There is an irony that the stand-off which has led to 27 migrants from Libya being stuck on a Maersk Tankers vessel for a month has set an ugly record for the length of time people have taken refuge on a merchant ship.

For back in 2017, Robert Maersk Uggla, the chief executive and family head of AP Moller Holding that owns the tanker company, launched a $1bn infrastructure fund to invest in projects in Africa, saying: “We all have to worry about what is happening in Africa.”

Noting that only 3% of world trade took place in Africa, but 16% of the world's population lived there, Maersk Uggla said: “My hypothesis is: Unless the African people find jobs locally, then some of them will move — and they will move up to us.”

It was prescient. And, if that last line sounds hard-headed, it was not meant to be.

Maersk Uggla was saying long-term action was needed to counter a migrant crisis that had already seen Maersk group ships pick up more than 5,000 refugees in the Mediterranean.

Photos of women and their young children sent by crews as they rescued them from unseaworthy boats and rafts had prompted a response that highlights Uggla’s belief it is possible to merge a social conscience with business acumen for everyone’s betterment.

Fast forward three years, and as well as bemoaning the unwanted month-long record, Maersk Tankers chief technical officer Tommy Thomassen told TradeWinds the company was “extremely worried” about conditions on board the 36,900-dwt Maersk Etienne (built 2014) and the state of both the rescuers and the rescued.

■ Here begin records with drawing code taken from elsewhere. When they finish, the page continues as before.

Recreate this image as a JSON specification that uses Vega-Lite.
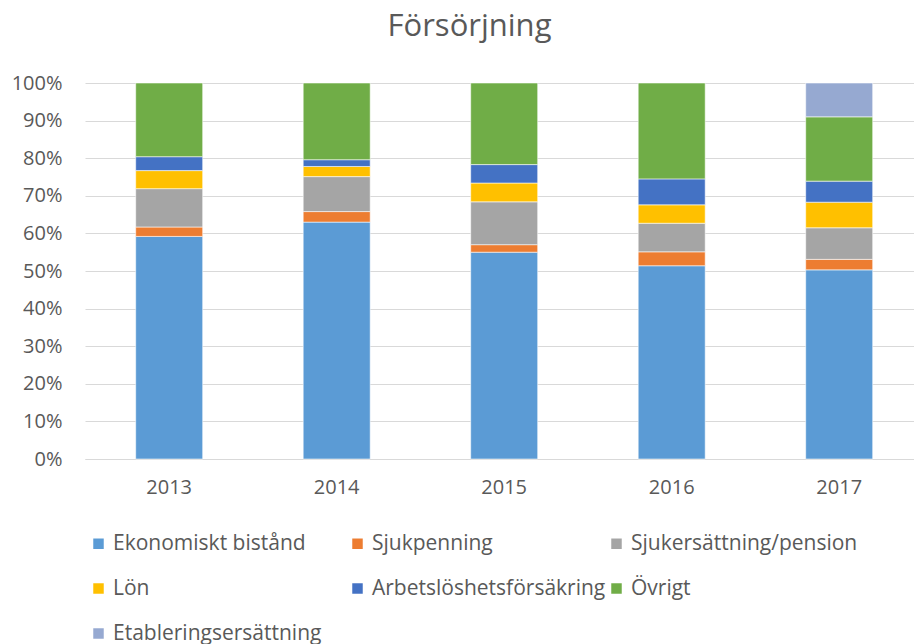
{
  "$schema": "https://vega.github.io/schema/vega-lite/v6.json",
  "autosize": "none",
  "width": 829,
  "height": 376,
  "padding": {"left": 85, "top": 83, "right": 0, "bottom": 185},
  "background": "white",
  "title": {
    "text": "Försörjning",
    "font": "Open Sans",
    "fontSize": 31,
    "fontWeight": "normal",
    "color": "#595959",
    "anchor": "middle",
    "dx": -30,
    "baseline": "alphabetic",
    "offset": 6
  },
  "config": {
    "view": {"stroke": null},
    "font": "Open Sans"
  },
  "data": {
    "values": [
      {"year": "2013", "cat": "Ekonomiskt bistånd", "ord": 1, "value": 0.592},
      {"year": "2013", "cat": "Sjukpenning", "ord": 2, "value": 0.025},
      {"year": "2013", "cat": "Sjukersättning/pension", "ord": 3, "value": 0.102},
      {"year": "2013", "cat": "Lön", "ord": 4, "value": 0.048},
      {"year": "2013", "cat": "Arbetslöshetsförsäkring", "ord": 5, "value": 0.037},
      {"year": "2013", "cat": "Övrigt", "ord": 6, "value": 0.196},
      {"year": "2014", "cat": "Ekonomiskt bistånd", "ord": 1, "value": 0.630},
      {"year": "2014", "cat": "Sjukpenning", "ord": 2, "value": 0.028},
      {"year": "2014", "cat": "Sjukersättning/pension", "ord": 3, "value": 0.093},
      {"year": "2014", "cat": "Lön", "ord": 4, "value": 0.027},
      {"year": "2014", "cat": "Arbetslöshetsförsäkring", "ord": 5, "value": 0.018},
      {"year": "2014", "cat": "Övrigt", "ord": 6, "value": 0.204},
      {"year": "2015", "cat": "Ekonomiskt bistånd", "ord": 1, "value": 0.550},
      {"year": "2015", "cat": "Sjukpenning", "ord": 2, "value": 0.020},
      {"year": "2015", "cat": "Sjukersättning/pension", "ord": 3, "value": 0.114},
      {"year": "2015", "cat": "Lön", "ord": 4, "value": 0.050},
      {"year": "2015", "cat": "Arbetslöshetsförsäkring", "ord": 5, "value": 0.049},
      {"year": "2015", "cat": "Övrigt", "ord": 6, "value": 0.217},
      {"year": "2016", "cat": "Ekonomiskt bistånd", "ord": 1, "value": 0.514},
      {"year": "2016", "cat": "Sjukpenning", "ord": 2, "value": 0.037},
      {"year": "2016", "cat": "Sjukersättning/pension", "ord": 3, "value": 0.076},
      {"year": "2016", "cat": "Lön", "ord": 4, "value": 0.049},
      {"year": "2016", "cat": "Arbetslöshetsförsäkring", "ord": 5, "value": 0.069},
      {"year": "2016", "cat": "Övrigt", "ord": 6, "value": 0.255},
      {"year": "2017", "cat": "Ekonomiskt bistånd", "ord": 1, "value": 0.503},
      {"year": "2017", "cat": "Sjukpenning", "ord": 2, "value": 0.028},
      {"year": "2017", "cat": "Sjukersättning/pension", "ord": 3, "value": 0.084},
      {"year": "2017", "cat": "Lön", "ord": 4, "value": 0.068},
      {"year": "2017", "cat": "Arbetslöshetsförsäkring", "ord": 5, "value": 0.056},
      {"year": "2017", "cat": "Övrigt", "ord": 6, "value": 0.171},
      {"year": "2017", "cat": "Etableringsersättning", "ord": 7, "value": 0.090}
    ]
  },
  "mark": {"type": "bar", "stroke": "white", "strokeWidth": 0.8, "strokeOpacity": 0.7},
  "encoding": {
    "x": {
      "field": "year",
      "type": "nominal",
      "scale": {"paddingInner": 0.6, "paddingOuter": 0.2746, "align": 0.551},
      "axis": {
        "title": null,
        "labelAngle": 0,
        "labelFont": "Open Sans",
        "labelFontSize": 20,
        "labelColor": "#595959",
        "labelPadding": 18,
        "domain": true,
        "domainColor": "#D9D9D9",
        "domainWidth": 1,
        "ticks": false
      }
    },
    "y": {
      "field": "value",
      "type": "quantitative",
      "stack": "zero",
      "scale": {"domain": [0, 1]},
      "axis": {
        "title": null,
        "format": ".0%",
        "values": [0, 0.1, 0.2, 0.3, 0.4, 0.5, 0.6, 0.7, 0.8, 0.9, 1],
        "labelFont": "Open Sans",
        "labelFontSize": 20,
        "labelColor": "#595959",
        "labelPadding": 23,
        "domain": false,
        "ticks": false,
        "grid": true,
        "gridColor": "#D9D9D9",
        "gridWidth": 1
      }
    },
    "color": {
      "field": "cat",
      "type": "nominal",
      "scale": {
        "domain": ["Ekonomiskt bistånd", "Sjukpenning", "Sjukersättning/pension", "Lön", "Arbetslöshetsförsäkring", "Övrigt", "Etableringsersättning"],
        "range": ["#5B9BD5", "#ED7D31", "#A5A5A5", "#FFC000", "#4472C4", "#70AD47", "#96A9D1"]
      },
      "legend": {
        "title": null,
        "orient": "none",
        "legendX": 3,
        "legendY": 450,
        "direction": "horizontal",
        "columns": 3,
        "gridAlign": "all",
        "symbolType": "square",
        "symbolSize": 110,
        "symbolStrokeWidth": 0,
        "labelFont": "Open Sans",
        "labelFontSize": 21,
        "labelColor": "#595959",
        "labelOffset": 4,
        "labelLimit": 400,
        "columnPadding": 0,
        "rowPadding": 23
      }
    },
    "order": {"field": "ord", "type": "quantitative"}
  }
}
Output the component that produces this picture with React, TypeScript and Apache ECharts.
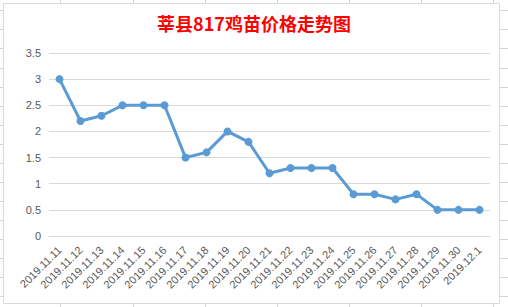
import React, { useEffect, useRef } from "react";
import * as echarts from "echarts";

const categories = [
  "2019.11.11", "2019.11.12", "2019.11.13", "2019.11.14", "2019.11.15", "2019.11.16",
  "2019.11.17", "2019.11.18", "2019.11.19", "2019.11.20", "2019.11.21", "2019.11.22",
  "2019.11.23", "2019.11.24", "2019.11.25", "2019.11.26", "2019.11.27", "2019.11.28",
  "2019.11.29", "2019.11.30", "2019.12.1",
];
const prices = [3, 2.2, 2.3, 2.5, 2.5, 2.5, 1.5, 1.6, 2.0, 1.8, 1.2, 1.3, 1.3, 1.3, 0.8, 0.8, 0.7, 0.8, 0.5, 0.5, 0.5];
const titleText = "莘县817鸡苗价格走势图";

const cellCols = [60, 133, 205, 277, 349, 421, 493];
const cellRows = [10, 29, 48, 68, 87, 106, 125, 144, 163, 182, 201, 220, 239, 258, 277, 296];

export default function App() {
  const ref = useRef<HTMLDivElement>(null);
  useEffect(() => {
    document.body.style.margin = "0";
    const chart = echarts.init(ref.current!, null, { renderer: "svg" });
    const sheet: any[] = [];
    cellCols.forEach((x) =>
      sheet.push({ type: "line", shape: { x1: x + 0.5, y1: 0, x2: x + 0.5, y2: 307 }, style: { stroke: "#D4D4D4", lineWidth: 1 }, silent: true })
    );
    cellRows.forEach((y) =>
      sheet.push({ type: "line", shape: { x1: 0, y1: y + 0.5, x2: 508, y2: y + 0.5 }, style: { stroke: "#D4D4D4", lineWidth: 1 }, silent: true })
    );
    sheet.push({
      type: "rect",
      shape: { x: 3.5, y: 3.5, width: 496, height: 300 },
      style: { fill: "#FFFFFF", stroke: "#D9D9D9", lineWidth: 1 },
      silent: true,
    });
    chart.setOption({
      animation: false,
      backgroundColor: "#FFFFFF",
      graphic: sheet,
      title: {
        text: titleText,
        left: "center",
        top: 14,
        padding: 0,
        textStyle: {
          color: "#FF0000",
          fontSize: 18,
          fontWeight: "bold",
          fontFamily: "Noto Sans CJK SC",
        },
      },
      grid: { left: 49, right: 18, top: 53, bottom: 71 },
      xAxis: {
        type: "category",
        data: categories,
        boundaryGap: true,
        axisLine: { show: true, lineStyle: { color: "#D9D9D9", width: 1 } },
        axisTick: { show: false },
        axisLabel: {
          rotate: 45,
          interval: 0,
          margin: 12,
          color: "#595959",
          fontSize: 11,
          fontFamily: "Liberation Sans Narrow, Liberation Sans",
        },
      },
      yAxis: {
        type: "value",
        min: 0,
        max: 3.5,
        interval: 0.5,
        axisLine: { show: false },
        axisTick: { show: false },
        splitLine: { lineStyle: { color: "#D9D9D9", width: 1 } },
        axisLabel: {
          margin: 8,
          color: "#595959",
          fontSize: 11,
          fontFamily: "Liberation Sans",
        },
      },
      series: [
        {
          type: "line",
          data: prices,
          symbol: "circle",
          symbolSize: 8,
          lineStyle: { color: "#5B9BD5", width: 3 },
          itemStyle: { color: "#5B9BD5" },
        },
      ],
    });
    return () => chart.dispose();
  }, []);
  return <div ref={ref} style={{ width: 508, height: 307 }} />;
}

A product tanker, or any merchant ship, is not a good place for a large group of people, including a pregnant woman and child, to live with a crew not trained or prepared to deal with such a situation.

The shipping industry has been stressing this message for six years since the migrant crisis in the Mediterranean first really became a major problem, but the political response has been pathetic.

This is not the first time that this has happened, and we need governments to live up to their obligations. Time is running out

ICS secretary general Guy Platten

Thomassen warned that crew and migrants on the ship were in an unsustainable position, but he could as easily have used the phrase about the political response to the crisis over the past six years.

Boiling over

He added that some of the migrants were threatening to throw themselves overboard rather than continue to be a burden, and three of them did just that a couple of days later as frustrations boiled over.

It prompted the International Chamber of Shipping (ICS) to reiterate pleas it has been making over the years for governments in Europe to take agreed and coordinated action to uphold international law and allow ships to disembark migrants and refugees.

The ICS, with the United Nations High Commission for Refugees agency, and the International Organization for Migration called on the International Maritime Organization to urgently intervene and “send a clear message that states must ensure that maritime search and rescue incidents are resolved in accordance with the letter and spirit of international law”.

ICS secretary general Guy Platten said: “This is not the first time this has happened, and we need governments to live up to their obligations. Time is running out and the responsibility for these people’s safety and security rests squarely with government ministers.”

“Rescue at sea is a basic humanitarian imperative,” added Filippo Grandi, UN High Commissioner for Refugees, as he said European Union states should show some solidarity with each other in tackling the migrant issue.

EU countries in the front line — Malta, Italy and Greece — have all struggled to cope with the numbers of people landing on their shores and the lack of support received from other European states to take in significant numbers of refugees.

Platten said the Maersk Etienne “is a humanitarian issue pure and simple”. He is right about the immediate situation.

But Maersk Uggla was right that long-term solutions lie in businesses and governments recognising that people everywhere want and need to live in decent conditions. They will not stop seeking those things elsewhere if they cannot find them in their own countries. We need to work together to make that happen.